[start SOURCE DATA]

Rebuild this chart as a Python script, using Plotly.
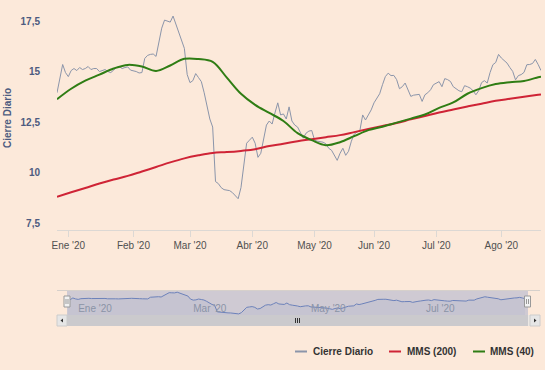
import plotly.graph_objects as go
import pandas as pd

# ---------------- data ----------------
close_values = [
    14.3, 15.0, 15.7, 15.3, 15.1, 15.4, 15.5, 15.4, 15.55, 15.45,
    15.5, 15.6, 15.45, 15.5, 15.5, 15.35, 15.42, 15.45, 15.35, 15.3,
    15.42, 15.55, 15.6, 15.5, 15.55, 15.58, 15.42, 15.4, 15.35, 15.28,
    15.3, 16.0, 16.15, 16.2, 16.22, 16.1, 16.8, 17.5, 17.9, 17.85,
    17.8, 18.1, 17.7, 17.3, 16.9, 16.5, 15.2, 14.8, 14.9, 15.25,
    15.05, 14.85, 14.3, 13.6, 13.0, 12.6, 9.9, 9.8, 9.6, 9.5,
    9.48, 9.45, 9.35, 9.2, 9.05, 9.6, 10.7, 11.8, 11.95, 12.1,
    11.8, 11.1, 11.3, 12.0, 12.7, 12.9, 12.75, 13.3, 13.8, 13.2,
    13.25, 13.0, 13.6, 12.9, 12.7, 12.6, 12.35, 12.05, 12.3, 12.4,
    12.43, 11.95, 11.9, 11.86, 11.85, 11.77, 11.55, 11.45, 11.2, 10.95,
    11.3, 11.55, 11.2, 11.4, 11.9, 12.25, 12.35, 12.42, 13.2, 12.95,
    13.2, 13.45, 13.8, 14.0, 14.25, 14.7, 15.1, 15.27, 15.15, 15.16,
    14.95, 14.5, 14.6, 14.78, 14.45, 14.12, 14.18, 14.2, 14.22, 13.87,
    14.2, 14.3, 14.45, 14.7, 14.78, 14.85, 14.6, 15.0, 14.95, 14.86,
    14.6, 14.5, 14.4, 14.35, 14.65, 14.6, 14.53, 14.4, 14.2, 14.4,
    14.8, 14.9, 14.78, 15.3, 15.69, 15.8, 16.2, 16.02, 15.9, 15.77,
    15.55, 15.36, 14.94, 15.15, 15.2, 15.31, 15.69, 15.7, 15.75, 15.95,
    15.7, 15.4,
]
dates = pd.bdate_range("2019-12-26", periods=len(close_values))

ma_index = list(range(0, 171, 5)) + [171]
mms200_values = [
    9.15, 9.37, 9.58, 9.8, 10.0, 10.18, 10.4, 10.62, 10.85, 11.05,
    11.2, 11.32, 11.36, 11.42, 11.5, 11.66, 11.77, 11.9, 12.0, 12.1,
    12.2, 12.35, 12.5, 12.65, 12.8, 12.98, 13.15, 13.32, 13.47, 13.62,
    13.76, 13.9, 14.0, 14.1, 14.2, 14.22,
]
mms40_values = [
    13.98, 14.5, 14.9, 15.2, 15.5, 15.68, 15.6, 15.38, 15.65, 15.98,
    15.97, 15.83, 15.05, 14.25, 13.7, 13.3, 12.9, 12.3, 11.95, 11.7,
    11.85, 12.15, 12.45, 12.62, 12.82, 13.02, 13.22, 13.55, 13.82, 14.25,
    14.53, 14.73, 14.82, 14.88, 15.07, 15.1,
]
ma_dates = [dates[i] for i in ma_index]

month_ticks = ["2020-01-01", "2020-02-03", "2020-03-02", "2020-04-01",
               "2020-05-01", "2020-06-01", "2020-07-01", "2020-08-03"]
month_labels = ["Ene '20", "Feb '20", "Mar '20", "Abr '20",
                "May '20", "Jun '20", "Jul '20", "Ago '20"]
nav_ticks = ["2020-01-01", "2020-03-02", "2020-05-01", "2020-07-01"]
nav_labels = ["Ene '20", "Mar '20", "May '20", "Jul '20"]
y_ticks = [7.5, 10, 12.5, 15, 17.5]
y_labels = ["7,5", "10", "12,5", "15", "17,5"]

series_names = ["Cierre Diario", "MMS (200)", "MMS (40)"]
series_colors = ["#8b95aa", "#cf2436", "#2f7d14"]

# ---------------- layout helpers ----------------
W, H = 545, 370
BG = "#fce9da"
FONT = "Liberation Sans, Arial, sans-serif"


def px(x):
    return x / W


def py(y):
    return 1 - y / H


fig = go.Figure()

fig.add_trace(go.Scatter(x=dates, y=close_values, name=series_names[0], mode="lines",
                         line=dict(color=series_colors[0], width=1), xaxis="x", yaxis="y"))
fig.add_trace(go.Scatter(x=ma_dates, y=mms200_values, name=series_names[1], mode="lines",
                         line=dict(color=series_colors[1], width=2, shape="spline"),
                         xaxis="x", yaxis="y"))
fig.add_trace(go.Scatter(x=ma_dates, y=mms40_values, name=series_names[2], mode="lines",
                         line=dict(color=series_colors[2], width=2, shape="spline"),
                         xaxis="x", yaxis="y"))

# navigator series
fig.add_trace(go.Scatter(x=dates, y=close_values, mode="lines", showlegend=False,
                         line=dict(color="#6f80b6", width=1), fill="tozeroy",
                         fillcolor="rgba(51,92,173,0.06)", xaxis="x2", yaxis="y2",
                         hoverinfo="skip"))

rb = [dict(bounds=["sat", "mon"])]

shapes = []
annotations = []

# navigator outline top
shapes.append(dict(type="line", xref="paper", yref="paper", x0=px(57), x1=px(540),
                   y0=py(290.5), y1=py(290.5), line=dict(color="#d6d0cb", width=1)))
# mask
shapes.append(dict(type="rect", xref="paper", yref="paper", x0=px(67), x1=px(528),
                   y0=py(315), y1=py(291), fillcolor="rgba(102,133,194,0.3)",
                   line=dict(width=0), layer="above"))
# scrollbar track
shapes.append(dict(type="rect", xref="paper", yref="paper", x0=px(57), x1=px(540),
                   y0=py(326), y1=py(315), fillcolor="#ece8e4", line=dict(width=0)))
# scrollbar thumb
shapes.append(dict(type="rect", xref="paper", yref="paper", x0=px(67), x1=px(528),
                   y0=py(326), y1=py(315), fillcolor="#cbcacd", line=dict(width=0)))
# buttons
for bx0, bx1 in [(57, 67), (530, 540)]:
    shapes.append(dict(type="rect", xref="paper", yref="paper", x0=px(bx0), x1=px(bx1),
                       y0=py(326), y1=py(315), fillcolor="#e6e6e6",
                       line=dict(color="#cccccc", width=1)))
# arrows
shapes.append(dict(type="path", xref="paper", yref="paper",
                   path=f"M {px(60.5)},{py(320.5)} L {px(63)},{py(318.5)} L {px(63)},{py(322.5)} Z",
                   fillcolor="#333333", line=dict(width=0)))
shapes.append(dict(type="path", xref="paper", yref="paper",
                   path=f"M {px(536.5)},{py(320.5)} L {px(534)},{py(318.5)} L {px(534)},{py(322.5)} Z",
                   fillcolor="#333333", line=dict(width=0)))
# grip
for gx in (295.5, 297.5, 299.5):
    shapes.append(dict(type="line", xref="paper", yref="paper", x0=px(gx), x1=px(gx),
                       y0=py(318), y1=py(323), line=dict(color="#333333", width=1)))
# handles
for hc in (67, 527.5):
    shapes.append(dict(type="rect", xref="paper", yref="paper", x0=px(hc - 3), x1=px(hc + 3),
                       y0=py(307), y1=py(296), fillcolor="#f2f2f2",
                       line=dict(color="#999999", width=1), layer="above"))
    for lx in (hc - 1, hc + 1):
        shapes.append(dict(type="line", xref="paper", yref="paper", x0=px(lx), x1=px(lx),
                           y0=py(299), y1=py(304), line=dict(color="#999999", width=1),
                           layer="above"))

# custom legend
legend_pos = [(295, 312), (389, 406), (473, 489)]
for (sx, tx), name, col in zip(legend_pos, series_names, series_colors):
    shapes.append(dict(type="line", xref="paper", yref="paper", x0=px(sx), x1=px(sx + 12),
                       y0=py(351.5), y1=py(351.5), line=dict(color=col, width=2)))
    annotations.append(dict(text=name, xref="paper", yref="paper", x=px(tx - 1), y=py(351.5),
                            xanchor="left", yanchor="middle", showarrow=False,
                            font=dict(family=FONT, size=10, color="#333333", weight="bold")))

# y-axis title
annotations.append(dict(text="Cierre Diario", xref="paper", yref="paper", x=px(7), y=py(118),
                        textangle=-90, showarrow=False, xanchor="center", yanchor="middle",
                        font=dict(family=FONT, size=10, color="#4d5b80", weight="bold")))

# navigator vertical mapping: 10 units over 24 px, extended 5 px lower for the labels
nav_top, nav_bottom = 291, 320
nav_ymax = 18.6
nav_ymin = nav_ymax - (nav_bottom - nav_top) * 10 / 24

fig.update_layout(
    width=W, height=H,
    margin=dict(l=0, r=0, t=0, b=0),
    paper_bgcolor=BG, plot_bgcolor=BG,
    showlegend=False,
    separators=",.",
    font=dict(family=FONT),
    xaxis=dict(domain=[px(57), px(541)], range=[dates[0], dates[-1]], rangebreaks=rb,
               tickvals=month_ticks, ticktext=month_labels, showgrid=False, zeroline=False,
               showline=True, linecolor="#dcd8d4", linewidth=1,
               ticks="outside", ticklen=6, tickcolor="#dcd8d4",
               tickfont=dict(family=FONT, size=10, color="#505050"),
               automargin=False, anchor="y", fixedrange=True),
    yaxis=dict(domain=[py(230), py(10)], range=[7.5, 18.4], tickvals=y_ticks,
               ticktext=y_labels, showgrid=False, zeroline=False, showline=False,
               ticks="", ticklabelposition="outside top", ticklabelstandoff=16,
               tickfont=dict(family=FONT, size=10, color="#4d5b80", weight="bold"),
               automargin=False, anchor="x", fixedrange=True),
    xaxis2=dict(domain=[px(67.5), px(525)], range=[dates[0], dates[-1]], rangebreaks=rb,
                tickvals=nav_ticks, ticktext=nav_labels, ticklabelposition="inside right",
                showgrid=False, zeroline=False, showline=False, ticks="",
                tickfont=dict(family=FONT, size=10, color="#9a9a9a"),
                automargin=False, anchor="y2", fixedrange=True),
    yaxis2=dict(domain=[py(nav_bottom), py(nav_top)], range=[nav_ymin, nav_ymax], visible=False,
                automargin=False, anchor="x2", fixedrange=True),
    shapes=shapes,
    annotations=annotations,
)

fig.write_html("out.html", config={"displayModeBar": False},
               post_script="document.body.style.margin='0';document.body.style.background='" + BG + "';")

[end SOURCE DATA]

Restate each line from the start of the listing through the line bearing "import pandas as pd" word for word. Drop the pictures.

Rebuild this chart as a Python script, using Plotly.
import plotly.graph_objects as go
import pandas as pd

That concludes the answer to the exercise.